第49回目となる今回は、アニメや実写映画にもなった漫画『寄生獣』の主人公・泉新一から男前を学んでいきたいと思います。
この物語に登場するのは、人体に潜り込み脳味噌を食べて頭部と同化する「寄生生物」。
人の体を乗っ取った寄生生物は、頭部を無数の刃に変形させ、人を切り刻んで捕食します。
最初のうちは本能に任せて手近な人間を食べ漁る寄生生物ですが、騒がれたり駆除されたりするうちに人間の社会を学習し、自分達の「食事」をより安全に行うために人の姿で街中に紛れ込むようになります。
主人公の「泉新一」は、この寄生生物に右腕を乗っ取られてしまった高校生です。
みんな生きてるんだぜ!!おまえらと同じに!!
○オトコマエポイント
新一と恋人の里美は公園デートに来た矢先、砂に埋められたネコに向かって石を投げて遊んでいる子供を目の当たりにして絶句。
公園を後にしようとする里美をよそに、新一はネコを助け出し、少年たちに対して怒りを露わにして上記のセリフを放ちます。
この台詞こそ「寄生獣」全体のテーマを表していて、新一には人間もネコも、寄生生物もすべて「一つの生命体」でしかありません。
同じ生命体同士で優劣なんか無いし、強いことを理由に弱者をいたぶってはいけない。
当然のことではありますが、これこそ「男前」の必須条件であると言えるでしょう。
でもやらなけりゃ…確実なゼロだ!!
○オトコマエポイント
複数の寄生生物を取り込んだ「後藤」と対峙している時のセリフ。
後藤との実力差は圧倒的で、真っ当に戦って勝てる相手ではない。
それでも、今ここで一歩を踏み出さなければ多くの人間が死んでしまうことになります。
このあと新一は知恵を絞り、最後は運にまかせて後藤へと立ち向かい、そして討ち倒します。

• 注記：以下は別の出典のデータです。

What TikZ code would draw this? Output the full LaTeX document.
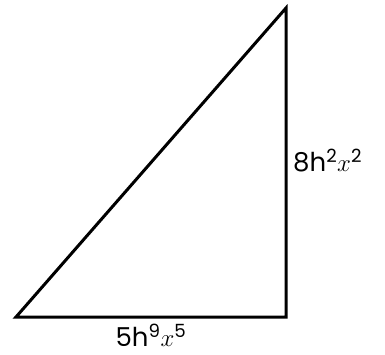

本能のままに行動する後藤に対して、非常に人間らしくあれやこれやと考える新一との対比がうまく描かれたシーン。
「勇気」こそが人間の持つ素晴らしさであり、「勇気」を持たなければいくら外見を整えても「男前」になることはできないでしょう。
殺したくないって思う心が……
人間に残された最後の宝じゃないのか
○オトコマエポイント
新一の右手についた寄生生物(ミギー)は以前「わたしの『仲間』はただ食ってるだけだろう……、生物なら当然の行為じゃないか。シンイチにとっては同種が食われるのがそんなにイヤなことなのか?」という会話をします。

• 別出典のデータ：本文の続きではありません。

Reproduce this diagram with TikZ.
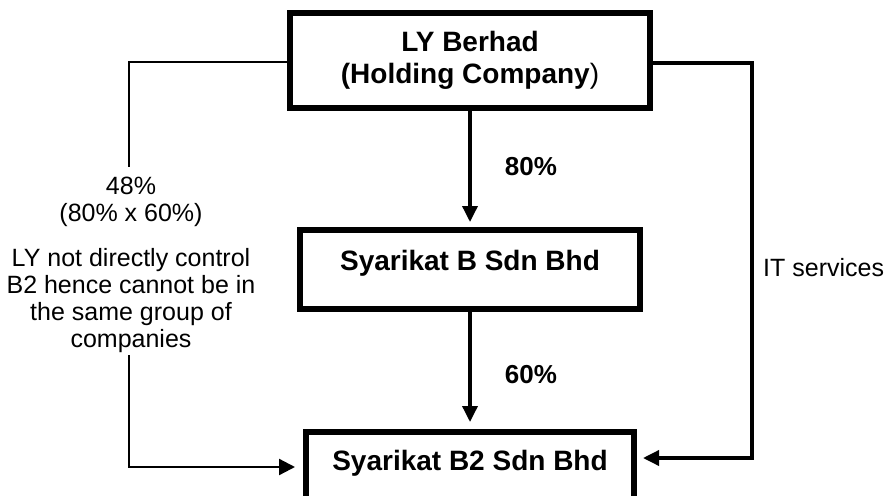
\documentclass[tikz,border=0pt]{standalone}
\usepackage{fontspec}
\setmainfont{Liberation Sans}
\usetikzlibrary{arrows.meta,calc}
\begin{document}
\begin{tikzpicture}[x=1pt,y=-1pt,
  box/.style={draw=black,line width=6pt,fill=white,inner sep=0pt,align=center,
    font=\bfseries\fontsize{28}{32}\selectfont},
  conn/.style={line width=3.5pt,-{Triangle[length=16pt,width=15pt]}},
  thin/.style={line width=2.3pt},
  pctlabel/.style={font=\bfseries\fontsize{26}{30}\selectfont,inner sep=0pt},
  note/.style={font=\fontsize{25}{27}\selectfont,align=center,inner sep=0pt}]
\useasboundingbox (0,0) rectangle (893,495);
\node[box,minimum width=360pt,minimum height=95pt] (top) at (470,60.5)
  {LY Berhad\\(Holding Company\mdseries)};
\node[box,minimum width=340pt,minimum height=79pt,text height=20pt,text depth=19pt] (mid) at (470,269.5)
  {Syarikat B Sdn Bhd};
\node[box,minimum width=328pt,minimum height=88pt,text height=20pt,text depth=32pt] (bot) at (470,476)
  {Syarikat B2 Sdn Bhd};
\draw[conn,shorten >=5pt] (top.south) -- (mid.north);
\draw[conn,shorten >=7pt] (mid.south) -- (bot.north);
\node[pctlabel] (p80) at (531,167) {80\%};
\node[pctlabel] (p60) at (531,375) {60\%};
% right connector
\coordinate (r1) at (752,63);
\coordinate (r2) at (752,458);
\draw[conn,shorten >=6pt] (top.east |- r1) -- (r1) -- (r2) -- (bot.east |- r2);
\node[note,anchor=base west] (it) at (763,276) {IT services};
% left connector
\coordinate (l1) at (129,62);
\coordinate (l2) at (129,167);
\coordinate (l3) at (129,355);
\coordinate (l4) at (129,467);
\draw[thin] (top.west |- l1) -- (l1) -- (l2);
\draw[thin,-{Triangle[length=16pt,width=16pt]},shorten >=8pt] (l3) -- (l4) -- (bot.west |- l4);
\node[note,anchor=north] (pct) at (131,177) {48\%\\(80\% x 60\%)};
\node[note,anchor=north] (txt) at (131,248) {LY not directly control\\B2 hence cannot be in\\the same group of\\companies};
\end{tikzpicture}
\end{document}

新一は命の尊さを説きますが、寄生生物にとって尊いのは自らの命だけである、とその時はそこで会話を終えてしまいました。
そして、前述の後藤を瀕死に追い込み、トドメをさそうとしたときに出たセリフ。
人間の利益のみを優先する傲慢さへの反省から、人間の勝手な都合でトドメをさすことを一旦は思いとどまります。
しかしミギーは、新一という個人には人類の立場も、ましてや地球上の生物全体の立場など、代表する資格なんてないと反論。
ミギーの言葉に気付かされた新一は、自分の身近な人を守りたいと、自らの手で後藤にトドメをさします。
広い視点を持つことも大事ですが、それに引っ張られてしまうのはよくありません。
自分の実力を知り、自分の出来ること、やるべき事を見誤らないのも「男前」の条件と言えるでしょう。
まとめ
1988年から連載された『寄生獣』という作品は、 世間で口うるさく強調されるこうした共生の思想が、人間たちの自己満足のあり方の一部に過ぎないと徹底的に相対化し続けました。
過大な正義を追いかける広川のような理想主義者の生き方も、新一のような一個人としての等身大の生き方も、「自己満足を求める生き方」という意味では何ら変わりはない。
こう描くことで、世間で叫ばれる歯切れの良い正しさに媚びなくても別に後ろめたさを感じる必要はないんだと、読者を勇気づけてくれる作品です。
少しグロテスクな表現はありますが、それを超える面白さがあるので興味のある方は是非読んで、ここで書いた以外の「男前」の精神を見つけ出してみてください。